Employee awarded $26,000 after dismissal for running sex store

A worker was unfairly dismissed after selling sex toys outside of work

Employee awarded $26,000 after dismissal for running sex store
CSL Limited has been ordered to pay an employee $26,000 for unfair dismissal after he was sacked selling sex toys outside of work, in addition to a number of other allegations.

The worker was employed by Seqirus, a subsidiary of the pharmaceutical company CSL, between July 2015 and January 2017, when his employment was terminated.

From September to December 2016 he made a number of workplace bullying allegations against his direct manager.

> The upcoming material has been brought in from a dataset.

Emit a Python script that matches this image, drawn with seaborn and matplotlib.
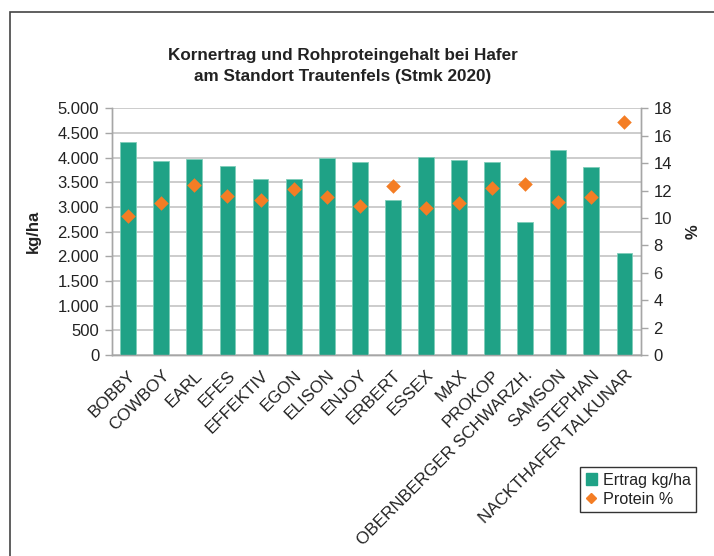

However, during the same period CSL started performance management with the employee and raised a number of concerns about his own behaviour.

After taking stress leave (which was backed up by medical evidence) the company dismissed the employee, claiming he failed to communicate an extended absence and did not attend three meetings in January.

In addition to concerns about his performance, the company alleged that he had breached his employment contract by selling sex toys.

The employee was awarded compensation equivalent to eight weeks’ salary plus superannuation, however given that his relationship had become irreparable, there was no order made to reinstate him.

Commissioner Nicholas Wilson said in the verdict that although CSL characterises the employee’s behaviour as "misconduct", he is not satisfied in all circumstances that it was, and accordingly does not discount the amount of compensation for that factor.

“Reasonably if CSL considered the running of either the snaapit site or an eBay store was in breach of its employment contract it could have told him that with an “end it now” directive and that could have been the end of the matter,” said Wilson.

“However, in the context of both the evidence in relation to the allegation about Mr Saunders extracurricular activities as well as the other allegations that were made against him, the Commission is drawn to the probability that from the time CSL found out about the stores and what they sold, it had already made the decision to part company with him.”

HRD contacted Seqirus for comment and a spokesperson said the company is unhappy with the result.

“Seqirus is disappointed by the outcome of the case, however we do not see value in protracting the matter through a costly appeal process,” said the spokesperson.

“While it is not appropriate for us to comment on the specifics of any legal cases, we take pride in our record as an Australian employer who is committed to treating our people in a lawful and fair manner, and engendering a workplace culture of mutual trust and respect.”